De modo que pasamos una gran semana. Para ilustrar la pluralidad y pertinencia de lo que se exhibió en Mar del Plata, me gustaría mencionar dos películas que representan, a mi juicio, lo más estimulante que se puede ver hoy en el cine (posiblemente más que las películas ganadoras de la competencias, que suelen ser parte de un consenso demasiado previsible y académico). La primera se llama Danzas macabras, esqueletos y otras fantasías. Es obra de Pierre Léon, Rita Azevedo Gomes y Jean-Luis Schefer. Los dos primeros son directores de gran talento y sutileza, mientras que Schefer es un importante escritor y filósofo. La película registra las conversaciones de Léon con Schefer en esplendorosos paisajes portugueses y también en museos, porque el tema central es la pintura a través de la historia. En particular, Schefer habla de las danzas macabras, el género medieval en el que se mezclaban esqueletos con figuras humanas. Y dice de ellas que son todo lo contrario de lo que creyeron los expertos durante siglos.
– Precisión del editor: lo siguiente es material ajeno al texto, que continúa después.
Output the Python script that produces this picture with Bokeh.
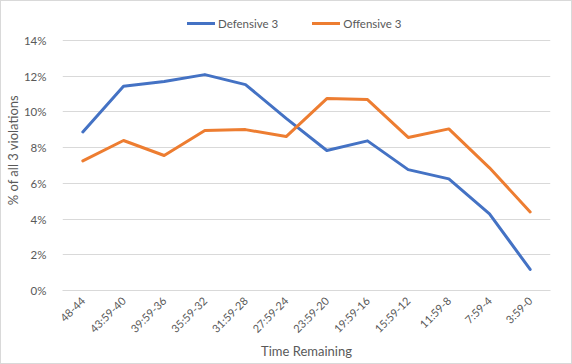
import math
from bokeh.plotting import figure
from bokeh.models import Legend, LegendItem, NumeralTickFormatter, FixedTicker, Range1d, FactorRange
from bokeh.embed import file_html
from bokeh.resources import INLINE

categories = ["48-44", "43:59-40", "39:59-36", "35:59-32", "31:59-28", "27:59-24",
              "23:59-20", "19:59-16", "15:59-12", "11:59-8", "7:59-4", "3:59-0"]
defensive = [0.0888, 0.1144, 0.1170, 0.1209, 0.1153, 0.0964,
             0.0784, 0.0838, 0.0677, 0.0625, 0.0429, 0.0118]
offensive = [0.0726, 0.0840, 0.0756, 0.0896, 0.0901, 0.0862,
             0.1075, 0.1069, 0.0857, 0.0905, 0.0687, 0.0440]
y_ticks = [0, 0.02, 0.04, 0.06, 0.08, 0.10, 0.12, 0.14]

FONT = "Lato"
GREY = "#595959"

# frame spans from y=8 to y=289; 0..14% occupies the lower 250 px,
# the top strip holds the legend
FRAME_TOP, FRAME_BOTTOM, PLOT_TOP = 8, 289, 39
y_end = 0.14 * (FRAME_BOTTOM - FRAME_TOP) / (FRAME_BOTTOM - PLOT_TOP)

p = figure(width=572, height=364, x_range=FactorRange(*categories), y_range=Range1d(0, y_end),
           output_backend="svg", toolbar_location=None,
           min_border_left=60, min_border_right=23, min_border_top=FRAME_TOP,
           min_border_bottom=364 - FRAME_BOTTOM)
p.outline_line_color = None
p.styles = {"border": "1px solid #d9d9d9", "box-sizing": "border-box"}

r1 = p.line(categories, defensive, line_color="#4472C4", line_width=3, line_join="round", line_cap="round")
r2 = p.line(categories, offensive, line_color="#ED7D31", line_width=3, line_join="round", line_cap="round")

p.xgrid.grid_line_color = None
p.ygrid.grid_line_color = "#D9D9D9"
p.ygrid.grid_line_width = 1
p.yaxis.ticker = FixedTicker(ticks=y_ticks)
p.yaxis.formatter = NumeralTickFormatter(format="0%")
p.yaxis.axis_line_color = None
p.yaxis.major_tick_line_color = None
p.yaxis.minor_tick_line_color = None
p.yaxis.major_label_standoff = 10
p.yaxis.axis_label = "% of all 3 violations"
p.yaxis.axis_label_standoff = 0

p.xaxis.axis_line_color = "#D9D9D9"
p.xaxis.major_tick_line_color = None
p.xaxis.minor_tick_line_color = None
p.xaxis.major_label_orientation = math.pi / 4
p.xaxis.major_label_standoff = 2
p.xaxis.axis_label = "Time Remaining"
p.xaxis.axis_label_standoff = 0

for ax in (p.xaxis, p.yaxis):
    ax.major_label_text_font = FONT
    ax.major_label_text_font_size = "11.5px"
    ax.major_label_text_color = GREY
    ax.axis_label_text_font = FONT
    ax.axis_label_text_font_size = "13px"
    ax.axis_label_text_font_style = "normal"
    ax.axis_label_text_color = GREY
p.xaxis.major_label_text_font_size = "11px"

legend = Legend(items=[LegendItem(label="Defensive 3", renderers=[r1]),
                       LegendItem(label="Offensive 3", renderers=[r2])],
                orientation="horizontal", location=(125, 259),
                border_line_color=None, background_fill_alpha=0,
                padding=0, margin=0, spacing=34, label_standoff=3,
                glyph_width=28, glyph_height=16, label_height=16,
                label_text_font=FONT, label_text_font_size="11.5px", label_text_color=GREY)
p.add_layout(legend, "center")

open("out.html", "w").write(file_html(p, INLINE))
Es que Schefer es un intelectual aristocrático e iconoclasta, dispuesto a provocar al mundo de los historiadores del arte, pero también de los científicos y los sabios en general. Un film así demuestra que el cine puede ser bello, amable y ocuparse de los temas más sofisticados.
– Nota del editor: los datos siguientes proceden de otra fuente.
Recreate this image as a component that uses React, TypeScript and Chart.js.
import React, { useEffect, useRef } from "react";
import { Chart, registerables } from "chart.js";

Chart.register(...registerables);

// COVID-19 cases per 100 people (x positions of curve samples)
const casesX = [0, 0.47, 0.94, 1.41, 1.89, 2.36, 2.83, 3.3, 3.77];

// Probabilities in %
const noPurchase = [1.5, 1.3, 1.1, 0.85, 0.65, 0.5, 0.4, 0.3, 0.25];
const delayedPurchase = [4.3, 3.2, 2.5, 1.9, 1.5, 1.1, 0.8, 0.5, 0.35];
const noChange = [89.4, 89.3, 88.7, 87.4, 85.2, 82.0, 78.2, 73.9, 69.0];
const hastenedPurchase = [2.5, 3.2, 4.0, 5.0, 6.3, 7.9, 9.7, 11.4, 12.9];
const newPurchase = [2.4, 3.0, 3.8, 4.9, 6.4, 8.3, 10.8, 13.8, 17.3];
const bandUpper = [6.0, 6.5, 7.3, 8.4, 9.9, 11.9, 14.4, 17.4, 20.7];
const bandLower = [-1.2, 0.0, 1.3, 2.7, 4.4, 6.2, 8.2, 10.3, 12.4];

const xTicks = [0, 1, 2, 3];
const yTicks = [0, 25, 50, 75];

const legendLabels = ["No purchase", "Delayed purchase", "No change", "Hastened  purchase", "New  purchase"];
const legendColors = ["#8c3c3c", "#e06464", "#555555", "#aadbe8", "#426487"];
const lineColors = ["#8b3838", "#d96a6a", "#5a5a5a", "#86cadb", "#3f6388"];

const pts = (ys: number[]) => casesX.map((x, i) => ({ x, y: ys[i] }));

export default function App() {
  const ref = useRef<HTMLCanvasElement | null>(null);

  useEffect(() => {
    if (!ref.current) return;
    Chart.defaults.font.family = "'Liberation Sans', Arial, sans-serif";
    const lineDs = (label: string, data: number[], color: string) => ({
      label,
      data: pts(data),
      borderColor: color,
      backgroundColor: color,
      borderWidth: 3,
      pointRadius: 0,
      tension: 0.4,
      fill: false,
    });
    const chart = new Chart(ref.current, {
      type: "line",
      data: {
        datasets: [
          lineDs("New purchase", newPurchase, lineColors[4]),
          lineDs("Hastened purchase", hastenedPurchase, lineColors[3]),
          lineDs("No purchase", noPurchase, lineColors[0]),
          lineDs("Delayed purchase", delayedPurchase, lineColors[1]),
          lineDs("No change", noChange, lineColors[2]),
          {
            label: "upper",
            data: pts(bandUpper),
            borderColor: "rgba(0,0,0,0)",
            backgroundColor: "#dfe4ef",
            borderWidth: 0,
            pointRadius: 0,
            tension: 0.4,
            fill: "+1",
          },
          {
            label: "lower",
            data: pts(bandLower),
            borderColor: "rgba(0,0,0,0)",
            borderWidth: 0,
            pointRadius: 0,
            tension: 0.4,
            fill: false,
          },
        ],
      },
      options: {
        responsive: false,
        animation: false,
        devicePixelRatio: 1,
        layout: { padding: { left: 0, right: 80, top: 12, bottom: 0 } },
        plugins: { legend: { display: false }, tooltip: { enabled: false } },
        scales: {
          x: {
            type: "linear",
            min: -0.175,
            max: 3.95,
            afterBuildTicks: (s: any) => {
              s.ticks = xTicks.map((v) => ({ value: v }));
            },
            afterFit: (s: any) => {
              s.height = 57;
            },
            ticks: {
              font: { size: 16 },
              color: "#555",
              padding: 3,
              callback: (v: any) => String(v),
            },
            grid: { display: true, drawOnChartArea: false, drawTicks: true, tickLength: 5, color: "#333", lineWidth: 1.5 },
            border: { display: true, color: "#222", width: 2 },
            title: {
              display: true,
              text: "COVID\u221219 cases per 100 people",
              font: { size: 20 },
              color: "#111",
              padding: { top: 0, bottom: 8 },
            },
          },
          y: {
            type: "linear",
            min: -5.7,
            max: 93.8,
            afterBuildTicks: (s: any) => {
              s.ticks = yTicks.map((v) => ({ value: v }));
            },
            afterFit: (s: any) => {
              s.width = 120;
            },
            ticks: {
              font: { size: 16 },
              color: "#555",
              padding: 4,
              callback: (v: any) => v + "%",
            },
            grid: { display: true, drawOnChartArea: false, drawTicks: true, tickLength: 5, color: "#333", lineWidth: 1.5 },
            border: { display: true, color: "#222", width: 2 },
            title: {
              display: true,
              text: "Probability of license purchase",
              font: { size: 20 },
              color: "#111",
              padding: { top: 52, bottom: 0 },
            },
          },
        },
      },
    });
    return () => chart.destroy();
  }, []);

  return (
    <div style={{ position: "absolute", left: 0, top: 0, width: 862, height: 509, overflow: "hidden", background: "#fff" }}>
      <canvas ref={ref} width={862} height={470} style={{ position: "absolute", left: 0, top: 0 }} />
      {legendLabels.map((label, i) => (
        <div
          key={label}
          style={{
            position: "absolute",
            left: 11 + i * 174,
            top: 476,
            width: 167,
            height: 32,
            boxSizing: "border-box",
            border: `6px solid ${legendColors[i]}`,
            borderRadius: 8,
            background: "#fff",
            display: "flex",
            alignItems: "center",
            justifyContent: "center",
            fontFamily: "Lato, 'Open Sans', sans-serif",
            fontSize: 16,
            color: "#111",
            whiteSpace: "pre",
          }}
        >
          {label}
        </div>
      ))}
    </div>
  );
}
Bajo mi piel morena, de José Celestino Campusano (el más creativo y prolífico de los directores argentinos), pone a las travestis donde corresponde: entre las chicas. Así las trata, desde una modernidad sin culpas y sin monsergas. Es que en un festival en el que la sección Autores se llama ahora Autoras y Autores y el premio al mejor director es el premio al mejor director o a la mejor directora, ya somos todos y todas feministas y feministos.  Es natural, entonces, que el cine de Campusano muestre que los tiempos han cambiado y no es cuestión de repetir denuncias sino de ejercer la contemporaneidad y la democracia. Todavía me sigue sorprendiendo su habilidad para dar con el tono justo y gozoso de una dramaturgia que transcurre entre personajes populares. Gran invento los festivales de cine cuando están atravesados por la libertad.